There are so many talented children’s writers and illustrators. I can’t name them all. The other students on my MA were a great influence and it has been lovely to see their books develop from ideas - Victoria Turnbull’s The Sea Tiger, Jemima Sharpe’s Mr. Moon Wakes Up, Steve Anthony’s Please Mr. Panda, Daisy Hirst’s I do not Like Books Anymore, Elena Melville’s Umbrella, Suzanne Barton’s Dawn Chorus and Johanna Fernihough’s The Crow and the Peacock to name but a few. Another local author/illustrator whose work I greatly admire is Richard Jones, whose work has a real magical quality.
What are/were your favourite books to read with your own children?

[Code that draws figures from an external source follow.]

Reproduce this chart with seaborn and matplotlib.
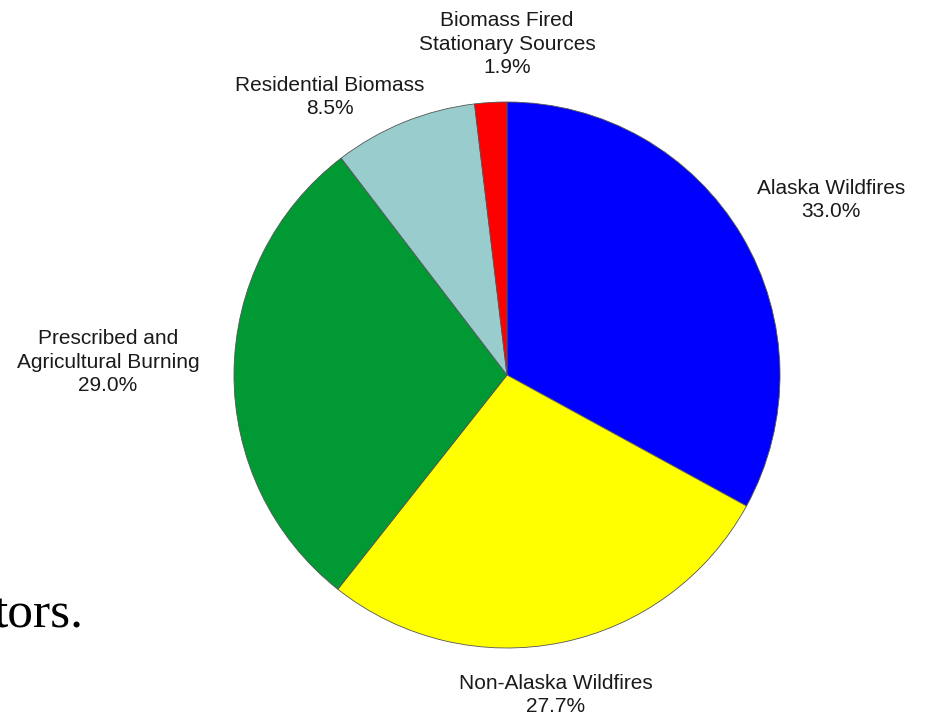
import matplotlib
matplotlib.use("Agg")
import matplotlib.pyplot as plt
import seaborn as sns

labels = [
    "Alaska Wildfires",
    "Non-Alaska Wildfires",
    "Prescribed and\nAgricultural Burning",
    "Residential Biomass",
    "Biomass Fired\nStationary Sources",
]
shares = [33.0, 27.7, 29.0, 8.5, 1.9]
colors = ["#0000FF", "#FFFF00", "#009933", "#99CCCC", "#FF0000"]

# label centres in pixels (x, y from top)
label_pos = [(831, 200), (556, 695), (108, 362), (330, 97), (507, 44)]

W, H = 926, 717

sns.set_style("white")
plt.rcParams["font.family"] = ["Liberation Sans", "DejaVu Sans"]

fig = plt.figure(figsize=(W / 100, H / 100), dpi=100)
cx, cy, r = 507, 375, 273
ax = fig.add_axes([(cx - r) / W, (H - cy - r) / H, 2 * r / W, 2 * r / H])
ax.pie(
    shares,
    colors=colors,
    startangle=90,
    counterclock=False,
    radius=1,
    wedgeprops=dict(edgecolor="#555555", linewidth=0.6),
)
ax.set_xlim(-1, 1)
ax.set_ylim(-1, 1)
ax.axis("off")

for lab, val, (px, py) in zip(labels, shares, label_pos):
    fig.text(px / W, 1 - py / H, f"{lab}\n{val:.1f}%", ha="center", va="center",
             fontsize=15, color="#1a1a1a", linespacing=1.28)

fig.text(83 / W, 1 - 627 / H, "tors.", ha="right", va="baseline",
         fontsize=37, family=["Liberation Serif", "DejaVu Serif"], color="black")

fig.savefig("out.png", dpi=100)
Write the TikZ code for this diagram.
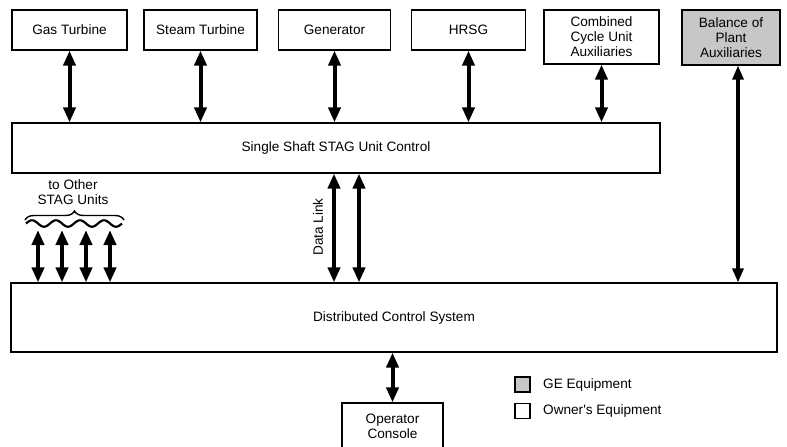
\documentclass[tikz,border=0pt]{standalone}
\usepackage{fontspec}
\setmainfont{Liberation Sans}
\usetikzlibrary{arrows.meta,decorations.pathreplacing}
\begin{document}
\begin{tikzpicture}[x=1pt,y=1pt,
  box/.style={draw, line width=1.2pt, inner sep=0pt, align=center, font=\fontsize{13.6}{15}\selectfont},
  dbl/.style={line width=4pt, {Triangle[width=12pt,length=15pt]}-{Triangle[width=12pt,length=15pt]}},
  thin dbl/.style={line width=3.2pt, {Triangle[width=11pt,length=14pt]}-{Triangle[width=11pt,length=14pt]}},
  lbl/.style={font=\fontsize{13.6}{15}\selectfont, inner sep=0pt, align=center},
  geq/.style={fill=black!22}
]
\useasboundingbox (0,0) rectangle (787,-447);
% top boxes
\node[box, minimum width=115pt, minimum height=40pt] (gas) at (69.5,-30) {Gas Turbine};
\node[box, minimum width=113pt, minimum height=40pt] (steam) at (200.5,-30) {Steam Turbine};
\node[box, minimum width=112pt, minimum height=40pt] (gen) at (334.5,-30) {Generator};
\node[box, minimum width=114pt, minimum height=40pt] (hrsg) at (468.5,-30) {HRSG};
\node[box, minimum width=115pt, minimum height=54pt] (ccua) at (601.5,-37) {Combined\\Cycle Unit\\Auxiliaries};
\node[box, geq, minimum width=98pt, minimum height=55pt] (bop) at (731,-37.5) {Balance of\\Plant\\Auxiliaries};
% main boxes
\node[box, minimum width=648pt, minimum height=50pt] (ssu) at (336,-148) {Single Shaft STAG Unit Control};
\node[box, minimum width=766pt, minimum height=69pt] (dcs) at (394,-317.5) {Distributed Control System};
\node[box, minimum width=101pt, minimum height=46pt] (op) at (392.5,-426) {Operator\\Console};
% arrows top
\foreach \n in {gas,steam,gen,hrsg,ccua}
  \draw[dbl] (\n.south) -- (\n.south |- ssu.north);
\coordinate (bx) at (738,0);
\draw[thin dbl] (bop.south -| bx) -- (dcs.north -| bx);
% data link
\coordinate (d1) at (334,0);
\coordinate (d2) at (359,0);
\draw[dbl] (ssu.south -| d1) -- (dcs.north -| d1);
\draw[dbl] (ssu.south -| d2) -- (dcs.north -| d2);
\node[lbl, rotate=90] (dl) at (318,-227) {Data Link};
% other STAG units
\foreach \i/\xc in {1/38,2/62,3/86,4/110} {
  \coordinate (s\i) at (\xc,-230);
  \draw[dbl] (s\i) -- (s\i |- dcs.north);
  \draw[line width=2.2pt] plot[domain=-12:12, smooth, samples=25] ({\xc+\x}, {-223.5-3.2*sin(\x*15)});
}
\coordinate (bl) at (25,-220);
\coordinate (br) at (124,-220);
\draw[line width=1.4pt, decorate, decoration={brace, amplitude=9pt}] (bl) -- (br);
\node[lbl] (oth) at (73,-192) {to Other\\STAG Units};
% operator arrow
\draw[dbl] (dcs.south -| op.north) -- (op.north);
% legend
\node[draw, geq, line width=1.2pt, minimum size=15pt, inner sep=0pt] (lg1) at (522.5,-384.5) {};
\node[draw, line width=1.2pt, minimum size=15pt, inner sep=0pt] (lg2) at (522.5,-411) {};
\node[lbl, anchor=west] (lt1) at (543,-384.5) {GE Equipment};
\node[lbl, anchor=west] (lt2) at (543,-411) {Owner\textquotesingle s Equipment};
\end{tikzpicture}
\end{document}
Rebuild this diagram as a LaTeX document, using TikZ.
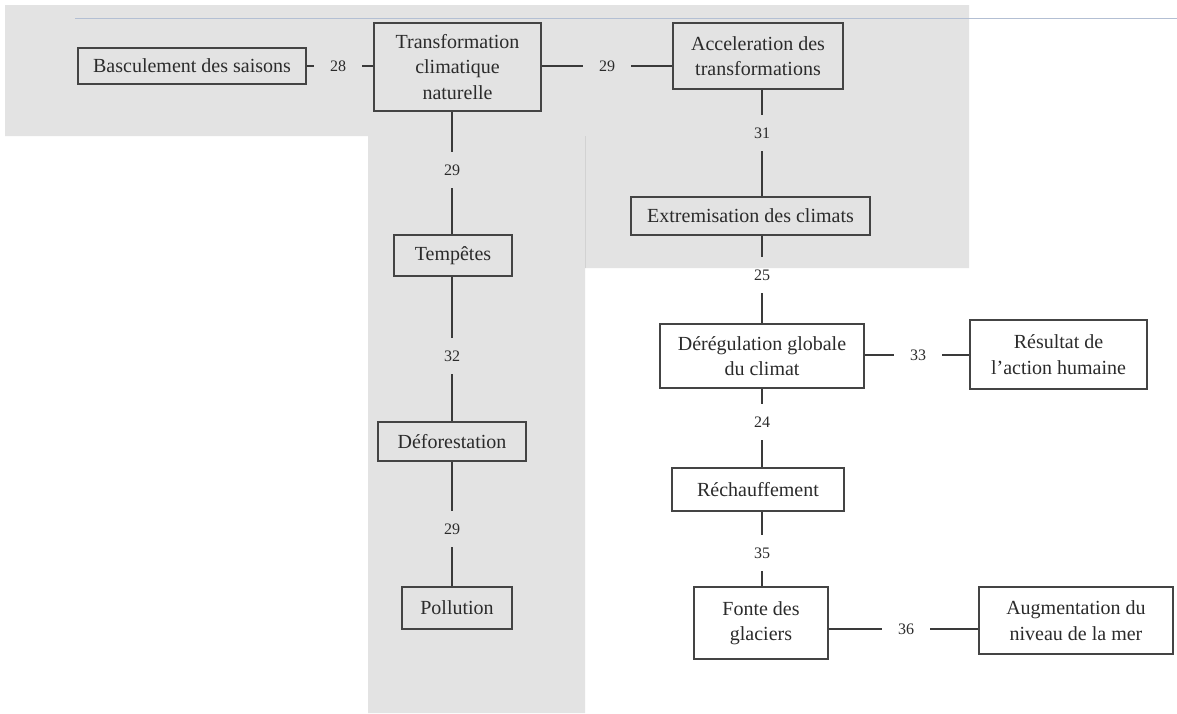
\documentclass[tikz,border=0pt]{standalone}
\usepackage{fontspec}
\setmainfont{Liberation Serif}
\definecolor{bggrey}{HTML}{E3E3E3}
\definecolor{bgedge}{HTML}{D2D2D2}
\definecolor{rulec}{HTML}{B3BFD3}
\definecolor{boxc}{HTML}{444444}
\definecolor{linec}{HTML}{3A3A3A}
\definecolor{txt}{HTML}{2B2B2B}
\tikzset{
  box/.style={draw=boxc, line width=1.4pt, inner sep=0pt, align=center, text=txt,
    font=\fontsize{20}{25.5}\selectfont},
  lab/.style={inner sep=0pt, minimum width=48pt, minimum height=36pt, text=txt,
    font=\fontsize{16}{16}\selectfont},
  conn/.style={draw=linec, line width=1.3pt}
}
\begin{document}
\begin{tikzpicture}[x=1pt, y=-1pt]
\useasboundingbox (0,0) rectangle (1177,713);
\fill[white] (0,0) rectangle (1177,713);
% grey area behind the upper-left part
\fill[bggrey] (5,5) -- (969,5) -- (969,268) -- (585,268) -- (585,713)
  -- (368,713) -- (368,136) -- (5,136) -- cycle;
\draw[bgedge, line width=0.8pt] (585,136) -- (585,268);
% thin rule across the top
\draw[rulec, line width=1pt] (75,18) -- (1177,18);

% boxes
\node[box, minimum width=228pt, minimum height=36pt] (bas) at (192,66) {Basculement des saisons};
\node[box, minimum width=167pt, minimum height=88pt] (tcn) at (457.5,67) {Transformation\\climatique\\naturelle};
\node[box, minimum width=170pt, minimum height=66pt] (acc) at (758,56) {Acceleration des\\transformations};
\node[box, minimum width=239pt, minimum height=38pt] (ext) at (750.5,216) {Extremisation des climats};
\node[box, minimum width=118pt, minimum height=41pt] (tem) at (453,255.5) {Tempêtes};
\node[box, minimum width=148pt, minimum height=39pt] (def) at (452,441.5) {Déforestation};
\node[box, minimum width=110pt, minimum height=42pt] (pol) at (457,608) {Pollution};
\node[box, minimum width=204pt, minimum height=64pt] (der) at (762,356) {Dérégulation globale\\du climat};
\node[box, minimum width=177pt, minimum height=69pt] (res) at (1058.5,354.5) {Résultat de\\l’action humaine};
\node[box, minimum width=172pt, minimum height=43pt] (rec) at (758,489.5) {Réchauffement};
\node[box, minimum width=134pt, minimum height=72pt] (fon) at (761,623) {Fonte des\\glaciers};
\node[box, minimum width=194pt, minimum height=67pt] (aug) at (1076,620.5) {Augmentation du\\niveau de la mer};

% connector labels
\node[lab] (l28) at (338,66) {28};
\node[lab] (l29a) at (607,66) {29};
\node[lab] (l31) at (762,133) {31};
\node[lab] (l29b) at (452,170) {29};
\node[lab] (l25) at (762,275) {25};
\node[lab] (l32) at (452,356) {32};
\node[lab] (l29c) at (452,529) {29};
\node[lab] (l33) at (918,355) {33};
\node[lab] (l24) at (762,422) {24};
\node[lab] (l35) at (762,553) {35};
\node[lab] (l36) at (906,629) {36};

% connectors
\draw[conn] (bas.east |- l28) -- (l28) -- (l28 -| tcn.west);
\draw[conn] (tcn.east |- l29a) -- (l29a) -- (l29a -| acc.west);
\draw[conn] (acc.south -| l31) -- (l31) -- (ext.north -| l31);
\draw[conn] (tcn.south -| l29b) -- (l29b) -- (tem.north -| l29b);
\draw[conn] (tem.south -| l32) -- (l32) -- (def.north -| l32);
\draw[conn] (def.south -| l29c) -- (l29c) -- (pol.north -| l29c);
\draw[conn] (ext.south -| l25) -- (l25) -- (der.north -| l25);
\draw[conn] (der.east |- l33) -- (l33) -- (l33 -| res.west);
\draw[conn] (der.south -| l24) -- (l24) -- (rec.north -| l24);
\draw[conn] (rec.south -| l35) -- (l35) -- (fon.north -| l35);
\draw[conn] (fon.east |- l36) -- (l36) -- (l36 -| aug.west);
\end{tikzpicture}
\end{document}
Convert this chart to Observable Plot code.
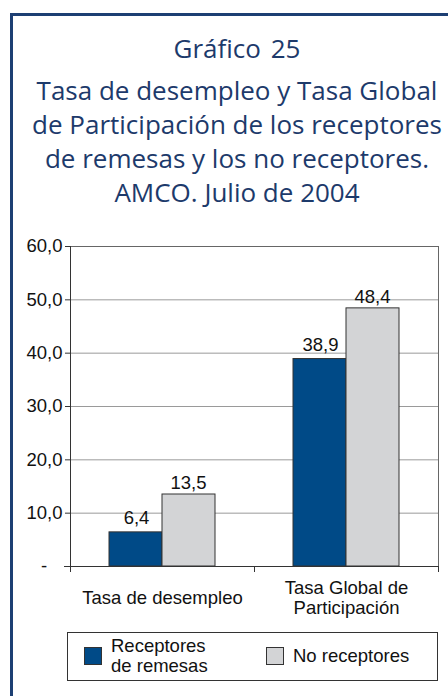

I think it’s harder for this generation of children as there are so many other distractions with technology to leave them space to daydream, read, draw and play. My son and daughter are young adults now, but when they were young, I always read to them at bedtime and I hope I’ve passed on to them a love of books. Favourites were classics such as Where the Wild Things Are by Maurice Sendak, Ant and Bee by Angela Banner, Tom’s Midnight Garden by Philippa Pearce and the Richard Scarry books with all the great intricate machinery.
Does your family give you feedback on your books during the writing and illustrating process, or do you prefer not to show your work to anyone until it’s finished?
I like to have my family’s feedback as it feels a safe place to get advice and I trust their opinions. My husband comes home from work and I bombard him with questions such as “Do you think this colour works best?” before he can sit down. Once the family think it’s okay then I feel happy about showing it to the outside world.
When you are working on a book, which comes first, the images or the words?
The images usually. I might doodle a little figure which gives me the idea for a story. It’s a bit of a back-and-forth process - sometimes changing the words to fit the pictures, or vice versa. I like to use alliteration or some sort of rhythm in the writing so it’s fun to read aloud, e.g. ‘Tamlin jogging through a jabbering jungle’.
Where do you get your ideas?
Everywhere! I’m always looking out for inspiration. A lot of my ideas have a starting point in nature - someone feeding ducks, a lovely tree or a kite flying on the horizon. I have to be relaxed for ideas to come, so something might occur sitting in a sunny pub garden when least expected. I am very good at ideas but the hard part for me is pinning them down into some sort of structure.
How did you think of Tamlin’s name, was it something you had right from the start? Was he nearly called anything else?
The characters were just called ‘Horse’ and ‘girl’ for ages. I kept trying different names and nothing stuck until I heard the name Tam Lin in a Scottish ballad and it just seemed to suit him. The character of Ruby took longer - I called her Rosie for a while, due to her Rosy cheeks. It was almost as hard as choosing names for my own children!
When you’re working on your illustrations do you draw several different sketches before deciding what to develop? Do you use storyboards? Tell us a bit about your creative process.
I use a little template to fit the story into 32 pages, then do a more detailed storyboard, thinking about the overall design of the pages and then some character studies. I am very impatient and want to start on the fun details without thinking though the overall story. I have a very harsh inner critic which can stop me achieving anything so, sometimes, I just have let myself draw anything freely, without thinking too much, and choose a separate time to evaluate.
Have you any advice for authors and/or illustrators who are just starting out, or those who have always dreamed of writing a book but haven’t managed to do it yet?
Write from the heart about things that matter to you but at the same read lots of current books for inspiration. You can break the rules, but you have to know what the rules are! Once it is written, the hardest job is getting it seen and published. Keep trying, and if you get any interest, never give up.
Finally, I consider myself a picture book snob, is there anything you’re snobby about?
I’m snobby about films. If my kids get an action film with lots of special effects and explosions, I usually fall asleep or sneak away upstairs as I find them so boring. Anything arty with subtitles appeals. They think I’m very strange!